Passive Aggressive Algorithm - Bernhard Pfann, CFA

The *Passive-Aggressive Algorithm* is a modification of the standard [[Perceptron Algorithm]]. It was designed to improve performance on linearly separable datasets by incorporating an adaptive learning rate, allowing the algorithm to make updates only when necessary. ## Objective Function The algorithm (without offset) updates the parameter $\theta$ by minimizing the following objective function: $ J(\theta)=\frac{\lambda}{2} \lVert \theta - \theta^{(k)} \rVert^2+ \text{Loss}_h(y^{(i)}\theta \cdot x^{(i)}) $ where: - $\theta^{(k)}$: Current value of the parameter - $\lambda$: The regularization parameter controlling the aggressiveness of the update. - $\text{Loss}_h$: The [[Support Vector Machine#Hinge Loss|Hinge Loss]] ## Gradient Derivation While the hinge loss is defined the same as in [[Support Vector Machine|SVM]], this algorithm favors smaller updates of $\theta$, the bigger $\lambda$. We can observe that by taking the derivative of this loss function.

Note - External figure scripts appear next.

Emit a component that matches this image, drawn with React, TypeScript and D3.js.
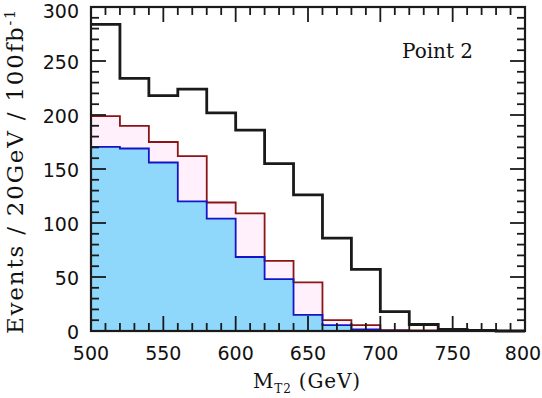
import React from 'react';
import * as d3 from 'd3';

// bin lower edges (GeV), 20 GeV bins
const binLo = [500, 520, 540, 560, 580, 600, 620, 640, 660, 680, 700, 720, 740, 760, 780];
const total = [284, 234, 218, 224, 202, 186, 155, 126, 86, 57, 18, 6, 1.5, 0.5, 0];
const susy = [199, 190, 175, 162, 119, 109, 65, 45, 10, 5.5, 0.8, 0.6, 0.4, 0, 0];
const signal = [170.5, 169, 156, 120, 104, 68.5, 48, 15, 5.5, 1.5, 0.4, 0.2, 0, 0, 0];
const xTicks = [500, 550, 600, 650, 700, 750, 800];
const yTicks = [0, 50, 100, 150, 200, 250, 300];

const W = 542;
const H = 398;
const m = { left: 91, right: 17, top: 7, bottom: 67 };

const App = () => {
  const x = d3.scaleLinear().domain([500, 800]).range([m.left, W - m.right]);
  const y = d3.scaleLinear().domain([0, 300]).range([H - m.bottom, m.top]);

  const steps = (vals: number[]) => {
    const pts: [number, number][] = binLo.map((b, i) => [b, vals[i]]);
    pts.push([800, vals[vals.length - 1]]);
    return pts;
  };

  const line = d3.line<[number, number]>()
    .x(d => x(d[0]))
    .y(d => y(d[1]))
    .curve(d3.curveStepAfter);
  const area = d3.area<[number, number]>()
    .x(d => x(d[0]))
    .y0(y(0))
    .y1(d => y(d[1]))
    .curve(d3.curveStepAfter);

  const xMinor = d3.range(500, 801, 10);
  const yMinor = d3.range(0, 301, 10);
  const x0 = x(500), x1 = x(800), y0 = y(0), y1 = y(300);

  return (
    <svg width={W} height={H} style={{ position: 'absolute', left: 0, top: 0, background: '#fff' }}>
      <path d={area(steps(susy)) || ''} fill="#fff0fb" />
      <path d={area(steps(signal)) || ''} fill="#8fd8fb" />
      <path d={line(steps(susy)) || ''} fill="none" stroke="#8b1515" strokeWidth={1.8} />
      <path d={line(steps(signal)) || ''} fill="none" stroke="#1515c8" strokeWidth={1.8} />
      <path d={line(steps(total)) || ''} fill="none" stroke="#1a1a1a" strokeWidth={2.8} />

      <g stroke="#1a1a1a" strokeWidth={1.8}>
        {xMinor.map(v => {
          const len = v % 50 === 0 ? 15 : 8;
          return (
            <g key={'x' + v}>
              <line x1={x(v)} x2={x(v)} y1={y0} y2={y0 - len} />
              <line x1={x(v)} x2={x(v)} y1={y1} y2={y1 + len} />
            </g>
          );
        })}
        {yMinor.map(v => {
          const len = v % 50 === 0 ? 15 : 8;
          return (
            <g key={'y' + v}>
              <line x1={x0} x2={x0 + len} y1={y(v)} y2={y(v)} />
              <line x1={x1} x2={x1 - len} y1={y(v)} y2={y(v)} />
            </g>
          );
        })}
      </g>
      <rect x={x0} y={y1} width={x1 - x0} height={y0 - y1} fill="none" stroke="#1a1a1a" strokeWidth={2.2} />

      <g fontFamily="'DejaVu Sans', sans-serif" fontSize={19} fill="#111">
        {xTicks.map(v => (
          <text key={v} x={Math.min(x(v), W - 19)} y={360} textAnchor="middle">{v}</text>
        ))}
        {yTicks.map(v => (
          <text key={v} x={x0 - 12} y={Math.max(y(v) + 8, 18)} textAnchor="end">{v}</text>
        ))}
      </g>

      <g fontFamily="'DejaVu Serif', serif" fill="#111">
        <text x={402} y={58} fontSize={20}>Point 2</text>
        <text x={253} y={388} fontSize={20} textLength={107} lengthAdjust="spacing">
          M<tspan fontSize={12} dy={5}>T2</tspan><tspan dy={-5}>{'\u00a0(GeV)'}</tspan>
        </text>
        <text transform={`translate(23, 334) rotate(-90)`} fontSize={23} textLength={324} lengthAdjust="spacing">
          {'Events\u00a0/\u00a020GeV\u00a0/\u00a0100fb'}<tspan fontSize={14} dy={-8}>-1</tspan>
        </text>
      </g>
    </svg>
  );
};

export default App;
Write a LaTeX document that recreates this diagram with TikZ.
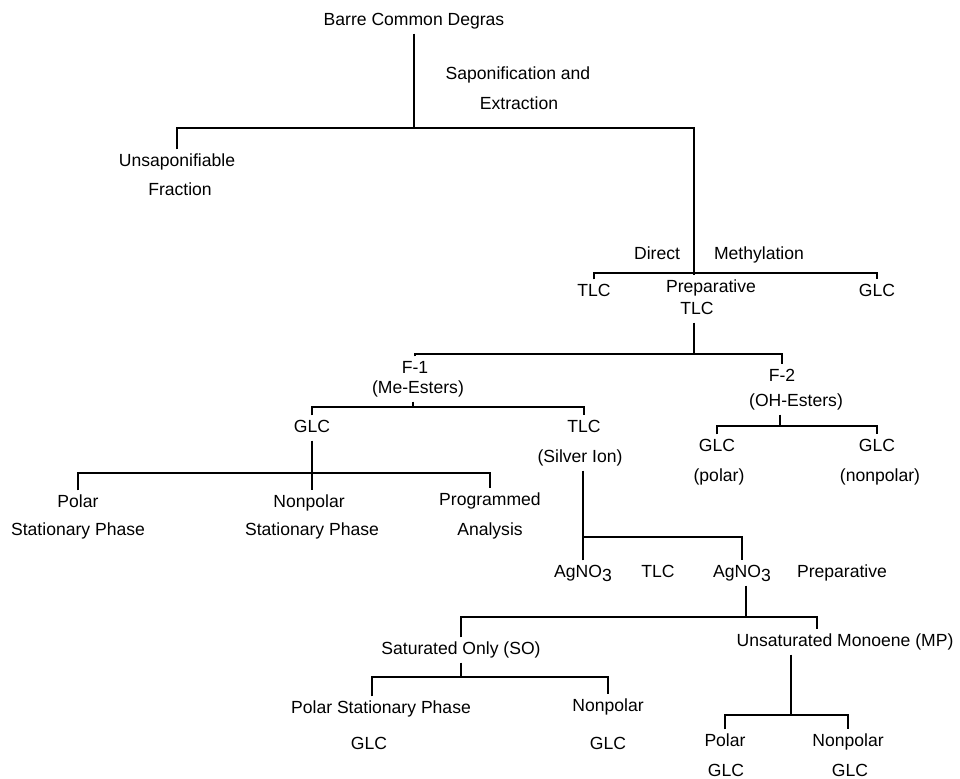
\documentclass[tikz,border=0pt]{standalone}
\usepackage{fontspec}
\setmainfont{Liberation Sans}
\usepackage{tikz}
\usetikzlibrary{positioning, calc}

\begin{document}
\begin{tikzpicture}[x=0.02cm, y=-0.02cm, line width=0.8pt,
        lbl/.style={font=\fontsize{10}{12}\selectfont, inner sep=0pt, inner ysep=2pt, text height=7.5pt, text depth=2pt}]
        \useasboundingbox (0,0) rectangle (960,778);

        % Top of the scheme
        \node[lbl] (root) at (414,21) {Barre Common Degras};
        \node[lbl] (sap) at (518,75) {Saponification and};
        \node[lbl] (extr) at (519,105) {Extraction};
        \node[lbl] (unsap) at (177,162) {Unsaponifiable};
        \node[lbl] (frac) at (180,191) {Fraction};
        \node[lbl] (direct) at (657,255) {Direct};
        \node[lbl] (meth) at (759,255) {Methylation};
        \node[lbl] (tlcA) at (594,292) {TLC};
        \node[lbl] (prep) at (711,288) {Preparative};
        \node[lbl] (prepb) at (697,310) {TLC};
        \node[lbl] (glcA) at (877,292) {GLC};

        % Fractions
        \node[lbl] (fone) at (415,369) {F-1};
        \node[lbl] (foneb) at (418,389) {(Me-Esters)};
        \node[lbl] (ftwo) at (782,377) {F-2};
        \node[lbl] (ftwob) at (796,402) {(OH-Esters)};
        \node[lbl] (glcB) at (312,428) {GLC};
        \node[lbl] (tlcB) at (584,428) {TLC};
        \node[lbl] (silver) at (580,458) {(Silver Ion)};
        \node[lbl] (glcP) at (717,447) {GLC};
        \node[lbl] (polP) at (719,477) {(polar)};
        \node[lbl] (glcN) at (877,447) {GLC};
        \node[lbl] (nonN) at (880,477) {(nonpolar)};
        \node[lbl] (polar) at (78,503) {Polar};
        \node[lbl] (statA) at (78,531) {Stationary Phase};
        \node[lbl] (nonpol) at (309,503) {Nonpolar};
        \node[lbl] (statB) at (312,531) {Stationary Phase};
        \node[lbl] (progr) at (490,501) {Programmed};
        \node[lbl] (anal) at (490,531) {Analysis};

        % Silver ion TLC
        \node[lbl] (agl) at (583,573) {AgNO\raisebox{-2pt}{3}};
        \node[lbl] (tlcC) at (658,573) {TLC};
        \node[lbl] (agr) at (742,573) {AgNO\raisebox{-2pt}{3}};
        \node[lbl] (prepC) at (842,573) {Preparative};
        \node[lbl] (so) at (461,650) {Saturated Only (SO)};
        \node[lbl] (mp) at (845,642) {Unsaturated Monoene (MP)};
        \node[lbl] (psp) at (381,709) {Polar Stationary Phase};
        \node[lbl] (glcS) at (369,745) {GLC};
        \node[lbl] (nonS) at (608,707) {Nonpolar};
        \node[lbl] (glcT) at (608,745) {GLC};
        \node[lbl] (polM) at (725,742) {Polar};
        \node[lbl] (glcM) at (726,772) {GLC};
        \node[lbl] (nonM) at (848,742) {Nonpolar};
        \node[lbl] (glcMb) at (850,772) {GLC};

        \coordinate (j1) at (414,128);
        \coordinate (j2) at (694,273);
        \coordinate (j3) at (694,354);
        \coordinate (j4) at (413,407);
        \coordinate (j5) at (312,473);
        \coordinate (j6) at (583,537);
        \coordinate (j7) at (746,617);
        \coordinate (j7r) at (817,617);
        \coordinate (j8) at (461,677);
        \coordinate (j8l) at (372,677);
        \coordinate (j9) at (791,715);
        \coordinate (j10) at (780,426);

        % Brackets
        \draw (root) -- (j1);
        \draw (unsap.north) |- (j1) -| (j2);
        \draw (j2) -- (j2 |- prep.north);
        \draw (tlcA.north) |- (j2) -| (glcA.north);
        \draw (j3 |- prepb.south) -- (j3);
        \draw (fone.north) |- (j3) -| (ftwo.north);
        \draw (j4 |- foneb.south) -- (j4);
        \draw (glcB.north) |- (j4) -| (tlcB.north);
        \draw (glcB.south) -- (glcB.south |- nonpol.north);
        \draw (polar.north) |- (j5) -| (progr.north);
        \draw (j10 |- ftwob.south) -- (j10);
        \draw (glcP.north) |- (j10) -| (glcN.north);
        \draw (j6 |- silver.south) -- (j6);
        \draw (agl.north) |- (j6) -| (agr.north);
        \draw (j7 |- agr.south) -- (j7);
        \draw (so.north) |- (j7) -- (j7r) -- (j7r |- mp.north);
        \draw (j8 |- so.south) -- (j8);
        \draw (j8l |- psp.north) -- (j8l) -- (j8) -| (nonS.north);
        \draw (j9 |- mp.south) -- (j9);
        \draw (polM.north) |- (j9) -| (nonM.north);
    \end{tikzpicture}
\end{document}
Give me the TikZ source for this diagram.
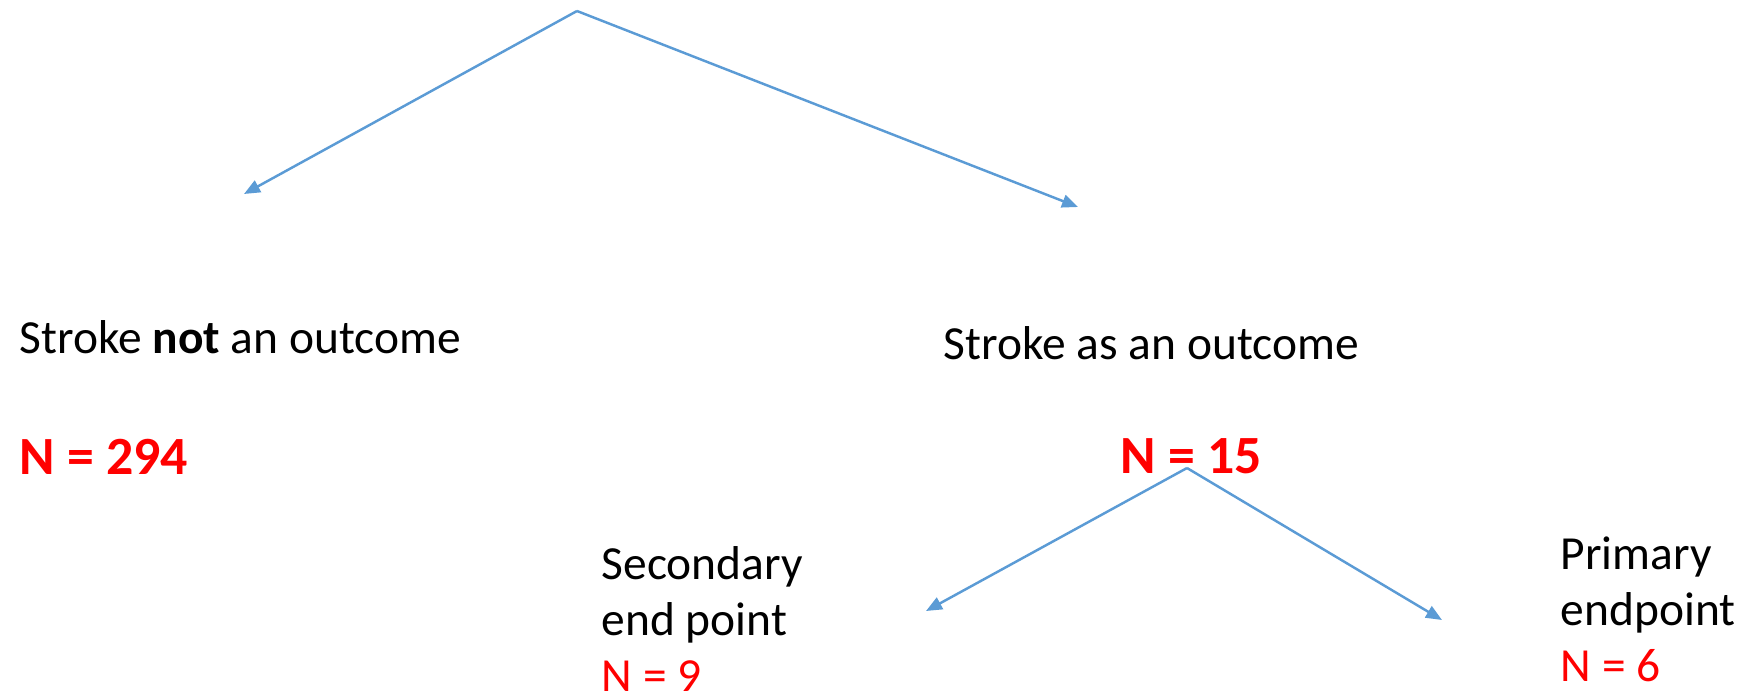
\documentclass[tikz,border=0pt]{standalone}
\usepackage{fontspec}
\setmainfont{Carlito}
\usetikzlibrary{arrows.meta,positioning}
\definecolor{linkblue}{HTML}{5B9BD5}
\definecolor{countred}{HTML}{FF0000}

\begin{document}
\begin{tikzpicture}[x=0.01cm,y=-0.01cm,
  lbl/.style={inner sep=0pt,anchor=base west,align=left,
              font=\fontsize{13.5}{15.9}\selectfont},
  cnt/.style={lbl,text=countred,font=\fontsize{15.3}{18}\selectfont\bfseries},
  arr/.style={-{Triangle[length=1.6mm,width=1.3mm]},draw=linkblue,line width=0.7pt}
]
\useasboundingbox (0,0) rectangle (1742,697);

% first split
\coordinate (root)   at (577,11);
\coordinate (notend) at (244,194);
\coordinate (asend)  at (1078,207);

\node[lbl] (notout) at (19,353)  {Stroke \textbf{not} an outcome};
\node[cnt] (notn)   at (19,474)  {N = 294};
\node[lbl] (asout)  at (943,359) {Stroke as an outcome};
\node[cnt] (asn)    at (1120,473) {N = 15};

% second split
\coordinate (fork)    at (1187,468);
\coordinate (secend)  at (926,611);
\coordinate (primend) at (1442,620);

% base anchor sits on the last line here
\node[lbl] (second)  at (601,691)  {Secondary\\end point\\\textcolor{countred}{N = 9}};
\node[lbl] (primary) at (1560,681) {Primary\\endpoint\\\textcolor{countred}{N = 6}};

% Arrows
\draw[arr] (root) -- (notend);
\draw[arr] (root) -- (asend);
\draw[arr] (fork) -- (secend);
\draw[arr] (fork) -- (primend);

\end{tikzpicture}
\end{document}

The gradient of a sum can be expressed as the sum of gradients. $ \frac{\partial}{\partial \theta} \left(\frac{\lambda}{2} \lVert \theta - \theta^{(k)} \rVert^2+ \text{Loss}_h(y^{(i)}\theta \cdot x^{(i)})\right) = \frac{\partial}{\partial \theta} \left(\frac{\lambda}{2} \lVert \theta - \theta^{(k)} \rVert^2 \right) + \frac{\partial}{\partial \theta} \left( \text{Loss}_h(y^{(i)}\theta \cdot x^{(i)})\right) $ Derivative of the regularization: $ \frac{\partial}{\partial \theta} \left(\frac{\lambda}{2} \lVert \theta - \theta^{(k)} \rVert^2 \right) = \lambda(\theta- \theta^{(k)}) $ Derivative of the hinge loss: $ \frac{\partial}{\partial \theta} \left( \text{Loss}_h(y^{(i)}\theta \cdot x^{(i)})\right) = -y^{(i)}\cdot x^{(i)}$ Combining terms: $ \begin{align} \lambda(\theta- \theta^{(k)})-(y^{(i)}\cdot x^{(i)})&\stackrel{!}{=}0 \\[12pt] \lambda (\theta - \theta^{(k)}) &= y^{(i)}\cdot x ^{(i)} \\[6pt] \theta &= \theta^{(k)}+ \frac{y^{(i)} \cdot x^{(i)}}{\lambda} \end{align} $ So we can say that $1 \over \lambda$ is the learning rate $\eta$ of this algorithm.